WHAT THE TASK REQUIRES: Copy out each line that mentions the word "this".

* * * * *

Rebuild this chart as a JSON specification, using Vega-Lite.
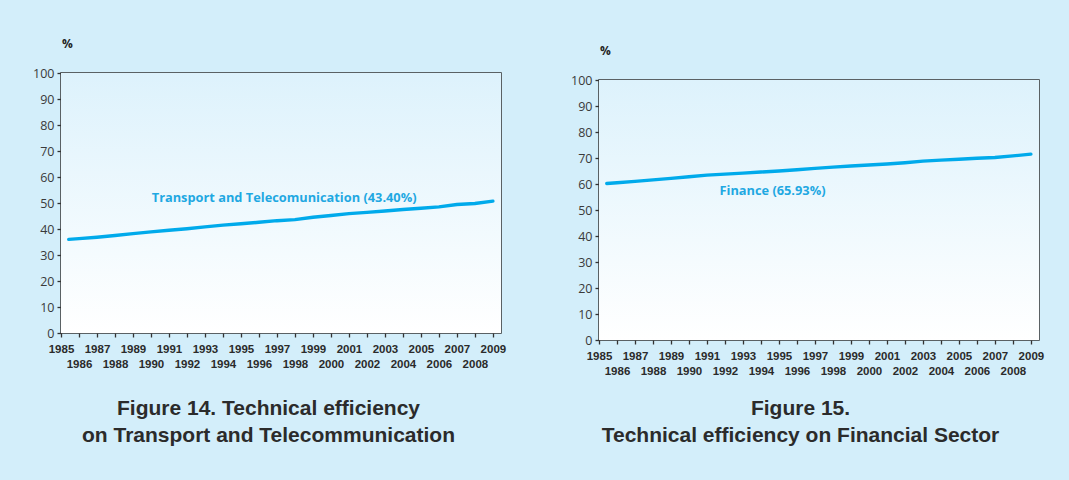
{
  "$schema": "https://vega.github.io/schema/vega-lite/v6.json",
  "background": "#d3eefa",
  "padding": {"left": 31, "top": 36, "right": 27, "bottom": 35},
  "spacing": 62,
  "datasets": {
    "transport": [
      {"year": 1985.43, "efficiency": 36.0},
      {"year": 1986, "efficiency": 36.3},
      {"year": 1987, "efficiency": 36.85},
      {"year": 1988, "efficiency": 37.5},
      {"year": 1989, "efficiency": 38.2},
      {"year": 1990, "efficiency": 38.9},
      {"year": 1991, "efficiency": 39.5},
      {"year": 1992, "efficiency": 40.1},
      {"year": 1993, "efficiency": 40.8},
      {"year": 1994, "efficiency": 41.5},
      {"year": 1995, "efficiency": 42.0},
      {"year": 1996, "efficiency": 42.6},
      {"year": 1997, "efficiency": 43.2},
      {"year": 1998, "efficiency": 43.6},
      {"year": 1999, "efficiency": 44.5},
      {"year": 2000, "efficiency": 45.2},
      {"year": 2001, "efficiency": 45.9},
      {"year": 2002, "efficiency": 46.4},
      {"year": 2003, "efficiency": 46.9},
      {"year": 2004, "efficiency": 47.5},
      {"year": 2005, "efficiency": 48.0},
      {"year": 2006, "efficiency": 48.5},
      {"year": 2007, "efficiency": 49.4},
      {"year": 2008, "efficiency": 49.8},
      {"year": 2009, "efficiency": 50.7}
    ],
    "finance": [
      {"year": 1985.43, "efficiency": 60.2},
      {"year": 1986, "efficiency": 60.5},
      {"year": 1987, "efficiency": 61.0},
      {"year": 1988, "efficiency": 61.6},
      {"year": 1989, "efficiency": 62.15},
      {"year": 1990, "efficiency": 62.8},
      {"year": 1991, "efficiency": 63.4},
      {"year": 1992, "efficiency": 63.8},
      {"year": 1993, "efficiency": 64.2},
      {"year": 1994, "efficiency": 64.6},
      {"year": 1995, "efficiency": 65.0},
      {"year": 1996, "efficiency": 65.5},
      {"year": 1997, "efficiency": 66.0},
      {"year": 1998, "efficiency": 66.5},
      {"year": 1999, "efficiency": 66.9},
      {"year": 2000, "efficiency": 67.3},
      {"year": 2001, "efficiency": 67.7},
      {"year": 2002, "efficiency": 68.2},
      {"year": 2003, "efficiency": 68.8},
      {"year": 2004, "efficiency": 69.2},
      {"year": 2005, "efficiency": 69.5},
      {"year": 2006, "efficiency": 69.9},
      {"year": 2007, "efficiency": 70.2},
      {"year": 2008, "efficiency": 70.8},
      {"year": 2009, "efficiency": 71.5}
    ]
  },
  "hconcat": [
    {
      "spacing": 0,
      "vconcat": [
        {"width": 440, "height": 1, "view": {"stroke": null}, "data": {"values": []}, "mark": {"type": "rule", "opacity": 0}, "encoding": {}},
        {
          "width": 440,
          "height": 260,
          "title": {"text": "%", "anchor": "start", "frame": "group", "orient": "top", "offset": 16, "dx": 1},
          "layer": [
            {
              "data": {"values": [{}]},
              "mark": {"type": "rect", "strokeWidth": 0, "color": {"gradient": "linear", "x1": 0, "y1": 0, "x2": 0, "y2": 1, "stops": [{"offset": 0, "color": "#ddf2fc"}, {"offset": 1, "color": "#ffffff"}]}},
              "encoding": {
                "x": {"datum": 1985, "type": "quantitative", "scale": {"domain": [1985, 2009.45], "nice": false, "zero": false},
                  "axis": {"values": [1985,1986,1987,1988,1989,1990,1991,1992,1993,1994,1995,1996,1997,1998,1999,2000,2001,2002,2003,2004,2005,2006,2007,2008,2009], "format": "d", "labelExpr": "datum.value % 2 == 0 ? ['', datum.label] : datum.label", "title": ["Figure 14. Technical efficiency", "on Transport and Telecommunication"], "titleX": 207, "titleAlign": "center", "titlePadding": 28}},
                "x2": {"datum": 2009.45},
                "y": {"datum": 0, "type": "quantitative", "scale": {"domain": [0, 100], "nice": false},
                  "axis": {"values": [0,10,20,30,40,50,60,70,80,90,100], "title": null}},
                "y2": {"datum": 100}
              }
            },
            {
              "data": {"name": "transport"},
              "mark": {"type": "line", "color": "#00aaeb", "strokeWidth": 3.4, "strokeCap": "round"},
              "encoding": {
                "x": {"field": "year", "type": "quantitative", "scale": {"domain": [1985, 2009.45], "nice": false, "zero": false},
                  "axis": {"values": [1985,1986,1987,1988,1989,1990,1991,1992,1993,1994,1995,1996,1997,1998,1999,2000,2001,2002,2003,2004,2005,2006,2007,2008,2009], "format": "d", "labelExpr": "datum.value % 2 == 0 ? ['', datum.label] : datum.label", "title": ["Figure 14. Technical efficiency", "on Transport and Telecommunication"], "titleX": 207, "titleAlign": "center", "titlePadding": 28}},
                "y": {"field": "efficiency", "type": "quantitative", "scale": {"domain": [0, 100], "nice": false},
                  "axis": {"values": [0,10,20,30,40,50,60,70,80,90,100], "title": null}}
              }
            },
            {
              "data": {"values": [{}]},
              "mark": {"type": "text", "text": "Transport and Telecomunication (43.40%)", "color": "#1fa8e2", "font": "Open Sans", "fontWeight": "bold", "fontSize": 12.8, "align": "center", "baseline": "middle"},
              "encoding": {
                "x": {"datum": 1997.4, "type": "quantitative", "scale": {"domain": [1985, 2009.45], "nice": false, "zero": false},
                  "axis": {"values": [1985,1986,1987,1988,1989,1990,1991,1992,1993,1994,1995,1996,1997,1998,1999,2000,2001,2002,2003,2004,2005,2006,2007,2008,2009], "format": "d", "labelExpr": "datum.value % 2 == 0 ? ['', datum.label] : datum.label", "title": ["Figure 14. Technical efficiency", "on Transport and Telecommunication"], "titleX": 207, "titleAlign": "center", "titlePadding": 28}},
                "y": {"datum": 51.8, "type": "quantitative", "scale": {"domain": [0, 100], "nice": false},
                  "axis": {"values": [0,10,20,30,40,50,60,70,80,90,100], "title": null}}
              }
            }
          ]
        }
      ]
    },
    {
      "spacing": 0,
      "vconcat": [
        {"width": 440, "height": 8, "view": {"stroke": null}, "data": {"values": []}, "mark": {"type": "rule", "opacity": 0}, "encoding": {}},
        {
          "width": 440,
          "height": 260,
          "title": {"text": "%", "anchor": "start", "frame": "group", "orient": "top", "offset": 16, "dx": 1},
          "layer": [
            {
              "data": {"values": [{}]},
              "mark": {"type": "rect", "strokeWidth": 0, "color": {"gradient": "linear", "x1": 0, "y1": 0, "x2": 0, "y2": 1, "stops": [{"offset": 0, "color": "#ddf2fc"}, {"offset": 1, "color": "#ffffff"}]}},
              "encoding": {
                "x": {"datum": 1985, "type": "quantitative", "scale": {"domain": [1985, 2009.45], "nice": false, "zero": false},
                  "axis": {"values": [1985,1986,1987,1988,1989,1990,1991,1992,1993,1994,1995,1996,1997,1998,1999,2000,2001,2002,2003,2004,2005,2006,2007,2008,2009], "format": "d", "labelExpr": "datum.value % 2 == 0 ? ['', datum.label] : datum.label", "title": ["Figure 15.", "Technical efficiency on Financial Sector"], "titleX": 201, "titleAlign": "center", "titlePadding": 21}},
                "x2": {"datum": 2009.45},
                "y": {"datum": 0, "type": "quantitative", "scale": {"domain": [0, 100], "nice": false},
                  "axis": {"values": [0,10,20,30,40,50,60,70,80,90,100], "title": null}},
                "y2": {"datum": 100}
              }
            },
            {
              "data": {"name": "finance"},
              "mark": {"type": "line", "color": "#00aaeb", "strokeWidth": 3.4, "strokeCap": "round"},
              "encoding": {
                "x": {"field": "year", "type": "quantitative", "scale": {"domain": [1985, 2009.45], "nice": false, "zero": false},
                  "axis": {"values": [1985,1986,1987,1988,1989,1990,1991,1992,1993,1994,1995,1996,1997,1998,1999,2000,2001,2002,2003,2004,2005,2006,2007,2008,2009], "format": "d", "labelExpr": "datum.value % 2 == 0 ? ['', datum.label] : datum.label", "title": ["Figure 15.", "Technical efficiency on Financial Sector"], "titleX": 201, "titleAlign": "center", "titlePadding": 21}},
                "y": {"field": "efficiency", "type": "quantitative", "scale": {"domain": [0, 100], "nice": false},
                  "axis": {"values": [0,10,20,30,40,50,60,70,80,90,100], "title": null}}
              }
            },
            {
              "data": {"values": [{}]},
              "mark": {"type": "text", "text": "Finance (65.93%)", "color": "#1fa8e2", "font": "Open Sans", "fontWeight": "bold", "fontSize": 12.8, "align": "center", "baseline": "middle"},
              "encoding": {
                "x": {"datum": 1994.64, "type": "quantitative", "scale": {"domain": [1985, 2009.45], "nice": false, "zero": false},
                  "axis": {"values": [1985,1986,1987,1988,1989,1990,1991,1992,1993,1994,1995,1996,1997,1998,1999,2000,2001,2002,2003,2004,2005,2006,2007,2008,2009], "format": "d", "labelExpr": "datum.value % 2 == 0 ? ['', datum.label] : datum.label", "title": ["Figure 15.", "Technical efficiency on Financial Sector"], "titleX": 201, "titleAlign": "center", "titlePadding": 21}},
                "y": {"datum": 57.4, "type": "quantitative", "scale": {"domain": [0, 100], "nice": false},
                  "axis": {"values": [0,10,20,30,40,50,60,70,80,90,100], "title": null}}
              }
            }
          ]
        }
      ]
    }
  ],
  "config": {
    "view": {"stroke": "#333333", "strokeWidth": 1.5},
    "title": {"font": "Open Sans", "fontSize": 12, "fontWeight": "bold", "color": "#222222"},
    "axis": {"grid": false, "domain": false, "tickColor": "#333333", "tickWidth": 1.3, "tickSize": 4},
    "axisX": {
      "labelFont": "Liberation Sans",
      "labelFontSize": 11.5,
      "labelFontWeight": "bold",
      "labelColor": "#2b2b2b",
      "labelLineHeight": 15,
      "labelPadding": 6,
      "labelOverlap": false,
      "labelFlush": false,
      "labelBound": false,
      "titleFont": "Liberation Sans",
      "titleFontSize": 21,
      "titleFontWeight": "bold",
      "titleColor": "#2b2b2b",
      "titleLineHeight": 27
    },
    "axisY": {"labelFont": "Open Sans", "labelFontSize": 12.5, "labelColor": "#3a3a3a", "labelPadding": 3}
  }
}
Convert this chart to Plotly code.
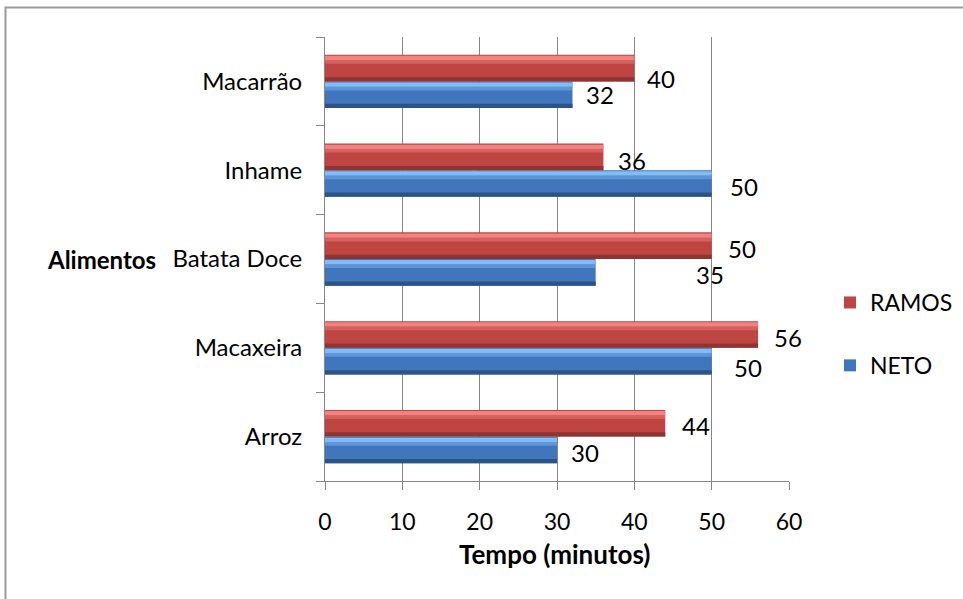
import plotly.graph_objects as go

# ---- data ----
categories = ["Arroz", "Macaxeira", "Batata Doce", "Inhame", "Macarrão"]
ramos = [44, 56, 50, 36, 40]
neto = [30, 50, 35, 50, 32]
x_ticks = [0, 10, 20, 30, 40, 50, 60]

# ---- label placement (style, pixels) ----
ramos_dx = [31, 30, 30, 29, 27]
ramos_dy = [11.6, 10.8, 11, 10.2, 2.9]
neto_dx = [28, 36, 114, 32, 28]
neto_dy = [-15.4, -19.2, -15, -15.8, -12.6]

FONT = "Lato, Carlito, Calibri, sans-serif"
W = 0.3  # bar thickness in category units

fig = go.Figure()

def add_series(name, vals, off, base, light, dark, group, rank):
    fig.add_trace(go.Bar(
        y=categories, x=vals, orientation="h", name=name,
        width=W, offset=off, marker=dict(color=base, line=dict(width=0)),
        legendgroup=group, legendrank=rank, hoverinfo="skip"))
    # top highlight
    fig.add_trace(go.Bar(
        y=categories, x=vals, orientation="h", showlegend=False,
        width=W * 0.16, offset=off + W * 0.80, marker=dict(color=light, line=dict(width=0)),
        legendgroup=group, hoverinfo="skip"))
    fig.add_trace(go.Bar(
        y=categories, x=vals, orientation="h", showlegend=False,
        width=W * 0.14, offset=off + W * 0.66, marker=dict(color=light, opacity=0.45, line=dict(width=0)),
        legendgroup=group, hoverinfo="skip"))
    # bottom shade
    fig.add_trace(go.Bar(
        y=categories, x=vals, orientation="h", showlegend=False,
        width=W * 0.16, offset=off, marker=dict(color=dark, line=dict(width=0)),
        legendgroup=group, hoverinfo="skip"))

add_series("NETO", neto, -W, "#4076BC", "#80BDF8", "#2D5383", "g2", 2)
add_series("RAMOS", ramos, 0.0, "#BE4542", "#F28280", "#8E3533", "g1", 1)

annotations = []
for cat, v, dx, dy in zip(categories, ramos, ramos_dx, ramos_dy):
    annotations.append(dict(x=v, y=cat, text=str(v), showarrow=False,
                            xshift=dx, yshift=dy, xanchor="center", yanchor="middle",
                            font=dict(family=FONT, size=24, color="#000")))
for cat, v, dx, dy in zip(categories, neto, neto_dx, neto_dy):
    annotations.append(dict(x=v, y=cat, text=str(v), showarrow=False,
                            xshift=dx, yshift=dy, xanchor="center", yanchor="middle",
                            font=dict(family=FONT, size=24, color="#000")))

L, R, T, B = 325, 789, 37, 481
PW, PH = R - L, B - T

# axis titles
annotations.append(dict(xref="paper", yref="y", x=(101 - L) / PW, y="Batata Doce", text="<b>Alimentos</b>",
                        showarrow=False, xanchor="center", yanchor="middle",
                        font=dict(family=FONT, size=24, color="#000")))
annotations.append(dict(xref="paper", yref="paper", x=(554 - L) / PW, y=(B - 554) / PH,
                        text="<b>Tempo (minutos)</b>",
                        showarrow=False, xanchor="center", yanchor="middle",
                        font=dict(family=FONT, size=26, color="#000")))

fig.update_layout(
    width=963, height=599,
    margin=dict(l=L, r=963 - R, t=T, b=599 - B, pad=0, autoexpand=False),
    paper_bgcolor="white", plot_bgcolor="white",
    barmode="overlay",
    font=dict(family=FONT, size=24, color="#000"),
    showlegend=True,
    legend=dict(x=(830 - L) / PW, y=(B - 334) / PH, xanchor="left", yanchor="middle",
                traceorder="grouped", tracegroupgap=30,
                font=dict(family=FONT, size=23, color="#000"),
                itemwidth=30, bgcolor="rgba(0,0,0,0)"),
    xaxis=dict(range=[0, 60], tickmode="array", tickvals=x_ticks, ticktext=[str(t) for t in x_ticks],
               showgrid=True, gridcolor="#868686", gridwidth=1,
               showline=True, linecolor="#868686", linewidth=1,
               ticks="outside", ticklen=8, tickcolor="#868686",
               zeroline=False, tickfont=dict(family=FONT, size=23, color="#000"),
               ticklabelstandoff=12, fixedrange=True),
    yaxis=dict(type="category", categoryorder="array", categoryarray=categories,
               showgrid=False, showline=True, linecolor="#868686", linewidth=1,
               ticks="outside", ticklen=8, tickcolor="#868686", tickson="boundaries",
               tickfont=dict(family=FONT, size=24, color="#000"),
               ticklabelstandoff=17, fixedrange=True),
    annotations=annotations,
    shapes=[dict(type="rect", xref="paper", yref="paper",
                 x0=(5.5 - L) / PW, x1=(1010 - L) / PW,
                 y0=(B - 650) / PH, y1=(B - 7.5) / PH,
                 line=dict(color="#9A9A9A", width=2), fillcolor="rgba(0,0,0,0)", layer="below")],
)

fig.write_html("out.html", config={"displayModeBar": False},
               post_script="document.body.style.margin='0';document.body.style.overflow='hidden';")
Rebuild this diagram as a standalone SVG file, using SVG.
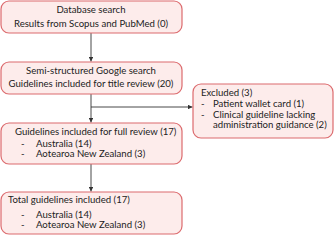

* * * * *

EXERCISE RESULT:
Rebuild this chart as a JSON specification, using Vega-Lite.
Convert this chart to Plotly code.
Rebuild this diagram as a standalone SVG file, using SVG.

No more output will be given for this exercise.